How to Design a Steel Beam
Designing a steel beam is not as complicated as you may think. Follow these 6 steps to design most steel beams:
- Choose a Material - Choose the appropriate grade of steel for the beam you will be designing.
- Select a Shape - Select the shape of steel beam you would like to design.
- Add Spans and Supports - Enter the distance(s) you are trying to span.
- Configure Bracing - Not to be overlooked! Bracing is critical in determining the capacity of a beam.
- Add Loads - Enter loads based on their type and load case.
- Select a Design Method - In the United States, there are two common methods of beam design (ASD and LRFD). Select the method you would like to use and specify deflection limits.

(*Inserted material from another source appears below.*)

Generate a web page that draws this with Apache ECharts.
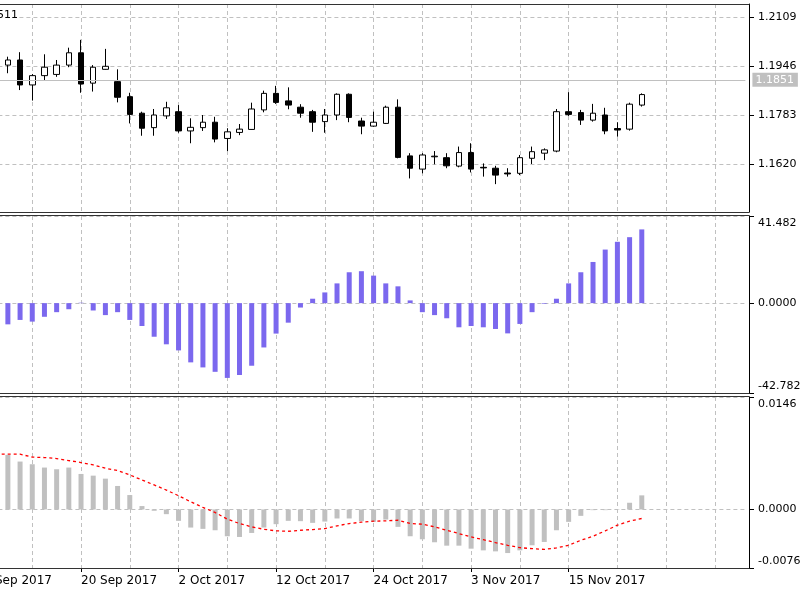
<!DOCTYPE html>
<html>
<head>
<meta charset="utf-8">
<title>EURUSD Daily</title>
<script src="https://cdn.jsdelivr.net/npm/echarts@6/dist/echarts.min.js"></script>
<style>
  html, body { margin: 0; padding: 0; background: #fff; overflow: hidden; }
  #chart { width: 800px; height: 600px; }
</style>
</head>
<body>
<div id="chart"></div>
<script>
  // trading days, the first two sit off the left edge
  var sepDays = [8, 11, 12, 13, 14, 15, 18, 19, 20, 21, 22, 25, 26, 27, 28, 29];
  var octDays = [2, 3, 4, 5, 6, 9, 10, 11, 12, 13, 16, 17, 18, 19, 20, 23, 24, 25, 26, 27, 30, 31];
  var novDays = [1, 2, 3, 6, 7, 8, 9, 10, 13, 14, 15, 16, 17, 20, 21, 22, 23];
  var emptyDays = ['24 Nov 2017', '27 Nov 2017', '28 Nov 2017', '29 Nov 2017', '30 Nov 2017', '1 Dec 2017', '4 Dec 2017', '5 Dec 2017'];

  // candles from 12 Sep to 23 Nov
  var opens = [1.1949, 1.1966, 1.1883, 1.1914, 1.1918, 1.1949, 1.1990, 1.1889, 1.1935, 1.1894,
    1.1844, 1.1789, 1.1741, 1.1780, 1.1794, 1.1730, 1.1741, 1.1759, 1.1705, 1.1725,
    1.1735, 1.1800, 1.1855, 1.1830, 1.1809, 1.1794, 1.1761, 1.1783, 1.1852, 1.1763,
    1.1746, 1.1755, 1.1809, 1.1647, 1.1603, 1.1644, 1.1641, 1.1613, 1.1658, 1.1609,
    1.1606, 1.1590, 1.1589, 1.1639, 1.1656, 1.1663, 1.1794, 1.1791, 1.1766, 1.1783,
    1.1738, 1.1736, 1.1816];
  var closes = [1.1966, 1.1883, 1.1914, 1.1942, 1.1949, 1.1990, 1.1886, 1.1942, 1.1945, 1.1842,
    1.1785, 1.1739, 1.1783, 1.1807, 1.1730, 1.1742, 1.1759, 1.1703, 1.1727, 1.1736,
    1.1803, 1.1855, 1.1825, 1.1816, 1.1789, 1.1759, 1.1783, 1.1852, 1.1775, 1.1746,
    1.1759, 1.1809, 1.1642, 1.1606, 1.1650, 1.1646, 1.1614, 1.1658, 1.1603, 1.1607,
    1.1583, 1.1587, 1.1641, 1.1661, 1.1667, 1.1794, 1.1785, 1.1766, 1.1789, 1.1730,
    1.1733, 1.1819, 1.1851];
  var lows = [1.1922, 1.1866, 1.1831, 1.1897, 1.1910, 1.1942, 1.1857, 1.1861, 1.1934, 1.1825,
    1.1755, 1.1714, 1.1714, 1.1770, 1.1724, 1.1689, 1.1730, 1.1692, 1.1663, 1.1716,
    1.1734, 1.1792, 1.1820, 1.1802, 1.1774, 1.1727, 1.1724, 1.1766, 1.1759, 1.1719,
    1.1744, 1.1753, 1.1639, 1.1572, 1.1589, 1.1619, 1.1606, 1.1609, 1.1592, 1.1578,
    1.1553, 1.1578, 1.1583, 1.1620, 1.1633, 1.1659, 1.1780, 1.1750, 1.1761, 1.1719,
    1.1711, 1.1731, 1.1811];
  var highs = [1.1977, 1.1992, 1.1919, 1.1985, 1.1966, 1.2007, 1.2033, 1.1949, 1.2003, 1.1935,
    1.1857, 1.1794, 1.1803, 1.1827, 1.1816, 1.1772, 1.1783, 1.1777, 1.1739, 1.1753,
    1.1824, 1.1864, 1.1880, 1.1875, 1.1819, 1.1800, 1.1803, 1.1855, 1.1855, 1.1774,
    1.1794, 1.1814, 1.1835, 1.1656, 1.1656, 1.1663, 1.1656, 1.1678, 1.1689, 1.1622,
    1.1614, 1.1606, 1.1650, 1.1678, 1.1672, 1.1803, 1.1859, 1.1800, 1.1820, 1.1807,
    1.1759, 1.1824, 1.1855];
  var bidPrice = 1.1851;

  var oscValues = [-10.1, -8.0, -8.8, -6.5, -4.3, -2.9, 0.2, -3.5, -5.7, -4.3,
    -8.0, -10.9, -16.0, -19.6, -22.5, -28.2, -30.6, -32.7, -35.6, -34.2,
    -29.8, -21.1, -14.5, -9.3, -2.1, 2.1, 5.1, 9.4, 14.7, 15.2,
    13.1, 9.4, 8.0, 1.3, -4.3, -5.7, -7.2, -11.5, -10.9, -11.5,
    -12.3, -14.4, -9.9, -4.3, -0.3, 2.1, 9.4, 14.7, 19.6, 25.5,
    29.2, 31.4, 35.1];

  var macdValues = [0.00709, 0.00622, 0.00587, 0.00544, 0.00522, 0.00544, 0.00461, 0.00439, 0.00400, 0.00305,
    0.00187, 0.00044, -0.00017, -0.00061, -0.00148, -0.00235, -0.00252, -0.00270, -0.00348, -0.00357,
    -0.00305, -0.00235, -0.00191, -0.00148, -0.00152, -0.00174, -0.00157, -0.00117, -0.00117, -0.00152,
    -0.00161, -0.00131, -0.00226, -0.00348, -0.00387, -0.00426, -0.00470, -0.00470, -0.00509, -0.00531,
    -0.00544, -0.00566, -0.00531, -0.00465, -0.00422, -0.00270, -0.00161, -0.00083, -0.00009, -0.00009,
    0.00003, 0.00087, 0.00183];
  // signal starts one day earlier (11 Sep)
  var signalValues = [0.00718, 0.00718, 0.00718, 0.00679, 0.00674, 0.00661, 0.00635, 0.00609, 0.00579, 0.00535,
    0.00505, 0.00448, 0.00383, 0.00318, 0.00252, 0.00178, 0.00100, 0.00026, -0.00039, -0.00126,
    -0.00183, -0.00226, -0.00257, -0.00278, -0.00283, -0.00270, -0.00261, -0.00248, -0.00213, -0.00183,
    -0.00165, -0.00152, -0.00148, -0.00139, -0.00183, -0.00191, -0.00226, -0.00270, -0.00313, -0.00357,
    -0.00392, -0.00431, -0.00465, -0.00496, -0.00509, -0.00518, -0.00500, -0.00465, -0.00400, -0.00348,
    -0.00278, -0.00204, -0.00152, -0.00117];

  var priceTicks = [1.1620, 1.1783, 1.1946, 1.2109];
  var priceRange = [1.14603, 1.21523];
  var oscTicks = [-42.782, 0, 41.482];
  var oscLabels = ['-42.782', '0.0000', '41.482'];
  var macdTicks = [-0.0076, 0, 0.0146];
  var macdLabels = ['-0.0076', '0.0000', '0.0146'];

  var dates = [];
  sepDays.forEach(function (d) { dates.push(d + ' Sep 2017'); });
  octDays.forEach(function (d) { dates.push(d + ' Oct 2017'); });
  novDays.forEach(function (d) { dates.push(d + ' Nov 2017'); });
  var lastBar = dates.length - 1;
  var categories = dates.concat(emptyDays);

  var candles = [['-', '-', '-', '-'], ['-', '-', '-', '-']];
  for (var i = 0; i < opens.length; i++) {
    candles.push([opens[i], closes[i], lows[i], highs[i]]);
  }

  var font = 'DejaVu Sans';
  var gridColor = '#c0c0c0';

  function xAxisFor(idx, withLabels) {
    return {
      type: 'category',
      gridIndex: idx,
      data: categories,
      boundaryGap: true,
      axisLine: { show: false, onZero: false },
      axisTick: {
        show: withLabels,
        alignWithLabel: true,
        length: 4,
        interval: function (i) { return i % 8 === 0 && i <= lastBar; },
        lineStyle: { color: '#000' }
      },
      axisLabel: {
        show: withLabels,
        interval: function (i) { return i % 8 === 0 && i <= lastBar; },
        align: 'left',
        margin: 7,
        color: '#000',
        fontFamily: font,
        fontSize: 12
      },
      splitLine: {
        show: true,
        alignWithLabel: true,
        interval: function (i) { return i % 4 === 0; },
        lineStyle: { color: gridColor, type: [4, 3], width: 1 }
      }
    };
  }

  function yAxisFor(idx, range, ticks, fmt) {
    return {
      type: 'value',
      gridIndex: idx,
      position: 'right',
      offset: 3.6,
      min: range[0],
      max: range[1],
      axisLine: { show: true, onZero: false, lineStyle: { color: '#000', width: 1 } },
      axisTick: { show: true, length: 5, customValues: ticks, lineStyle: { color: '#000' } },
      axisLabel: {
        customValues: ticks,
        formatter: fmt,
        margin: 9,
        color: '#000',
        fontFamily: font,
        fontSize: 11,
        lineHeight: 14
      },
      splitLine: { show: true, lineStyle: { color: gridColor, type: [4, 3], width: 1 } }
    };
  }

  function edgeFormatter(ticks, labels) {
    return function (v) {
      var k = 0, best = Infinity;
      ticks.forEach(function (t, j) {
        if (Math.abs(t - v) < best) { best = Math.abs(t - v); k = j; }
      });
      if (k === ticks.length - 1) return '\n' + labels[k];
      if (k === 0) return labels[k] + '\n';
      return labels[k];
    };
  }

  var chart = echarts.init(document.getElementById('chart'), null, { renderer: 'canvas' });

  var borderStyle = { stroke: '#333', lineWidth: 1 };

  chart.setOption({
    animation: false,
    backgroundColor: '#fff',
    grid: [
      { left: -22.6, width: 768, top: 4, height: 208, outerBoundsMode: 'none', containLabel: false },
      { left: -22.6, width: 768, top: 216, height: 177, outerBoundsMode: 'none', containLabel: false },
      { left: -22.6, width: 768, top: 397, height: 171, outerBoundsMode: 'none', containLabel: false }
    ],
    xAxis: [xAxisFor(0, false), xAxisFor(1, false), xAxisFor(2, true)],
    yAxis: [
      yAxisFor(0, priceRange, priceTicks, function (v) { return v.toFixed(4); }),
      yAxisFor(1, [oscTicks[0], oscTicks[2]], oscTicks, edgeFormatter(oscTicks, oscLabels)),
      yAxisFor(2, [macdTicks[0], macdTicks[2]], macdTicks, edgeFormatter(macdTicks, macdLabels))
    ],
    graphic: [
      { type: 'line', shape: { x1: 0, y1: 4.5, x2: 749.5, y2: 4.5 }, style: borderStyle, z: 100 },
      { type: 'line', shape: { x1: 0, y1: 212.5, x2: 749.5, y2: 212.5 }, style: borderStyle, z: 100 },
      { type: 'line', shape: { x1: 0, y1: 215.5, x2: 749.5, y2: 215.5 }, style: borderStyle, z: 100 },
      { type: 'line', shape: { x1: 0, y1: 393.5, x2: 749.5, y2: 393.5 }, style: borderStyle, z: 100 },
      { type: 'line', shape: { x1: 0, y1: 396.5, x2: 749.5, y2: 396.5 }, style: borderStyle, z: 100 },
      { type: 'line', shape: { x1: 0, y1: 568.5, x2: 749.5, y2: 568.5 }, style: borderStyle, z: 100 },
      { type: 'text', x: -3, y: 10, style: { text: '511', fill: '#000', font: '11px "DejaVu Sans"' }, z: 100 }
    ],
    series: [
      {
        type: 'candlestick',
        xAxisIndex: 0,
        yAxisIndex: 0,
        barWidth: 6,
        data: candles,
        itemStyle: {
          color: '#fff',
          color0: '#000',
          borderColor: '#000',
          borderColor0: '#000',
          borderColorDoji: '#000',
          borderWidth: 1
        },
        markLine: {
          silent: true,
          symbol: ['none', 'none'],
          data: [{ yAxis: bidPrice }],
          lineStyle: { color: '#c0c0c0', type: 'solid', width: 1 },
          label: {
            position: 'end',
            distance: 7,
            formatter: bidPrice.toFixed(4),
            color: '#fff',
            backgroundColor: '#c0c0c0',
            padding: [2, 4, 1, 3],
            fontFamily: font,
            fontSize: 11
          }
        }
      },
      {
        type: 'bar',
        xAxisIndex: 1,
        yAxisIndex: 1,
        barWidth: 5,
        data: [null, null].concat(oscValues),
        itemStyle: { color: '#7b68ee' }
      },
      {
        type: 'bar',
        xAxisIndex: 2,
        yAxisIndex: 2,
        barWidth: 5,
        data: [null, null].concat(macdValues),
        itemStyle: { color: '#c0c0c0' }
      },
      {
        type: 'line',
        xAxisIndex: 2,
        yAxisIndex: 2,
        showSymbol: false,
        data: [null].concat(signalValues),
        lineStyle: { color: '#ff0000', width: 1.3, type: [3, 3] }
      }
    ]
  });
</script>
</body>
</html>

In this tutorial we'll use WebStructural to work our way through each of these steps. When we're done, we'll end up with a simply supported two-span beam supporting a distributed load. WebStructural will help us determine the right size beam to safely handle bending demand, shear demand and deflection limits. We'll also ensure that the beam can resist lateral torsional buckling. Because we're designing a steel beam, we'll use AISC 360 design specifications for all capacity checks.
Let's get started
Step 1: Choose a Material
Step 2: Select a Shape
Next, let's select our W shape from WebStructural's extensive shape library.
This beam is roughly 8" deep (or tall), that's the first number in the shape name. The beam weighs 15 lbs/ft, the second number in the shape name. Typically, the lighter the beam, the less it will cost, so to design the most cost-effective beam, you'll want to choose one that weighs the least but meets your design criteria. After we enter all the design criteria and analyze our beam, we can always change the shape and material if it's not adequate for our loads (demand).
Step 3: Add Spans and Supports
A span is the distance between points of support on a beam. A beam is often just a single span supported at both ends. However, that's not always the case. Beams can be supported anywhere along their length or they can be cantilevered beyond their end supports. To add or edit span lengths in WebStructural, simply click Add or remove spans... button or click the span dimension on the drawing. You can add a span to the left or right of existing spans.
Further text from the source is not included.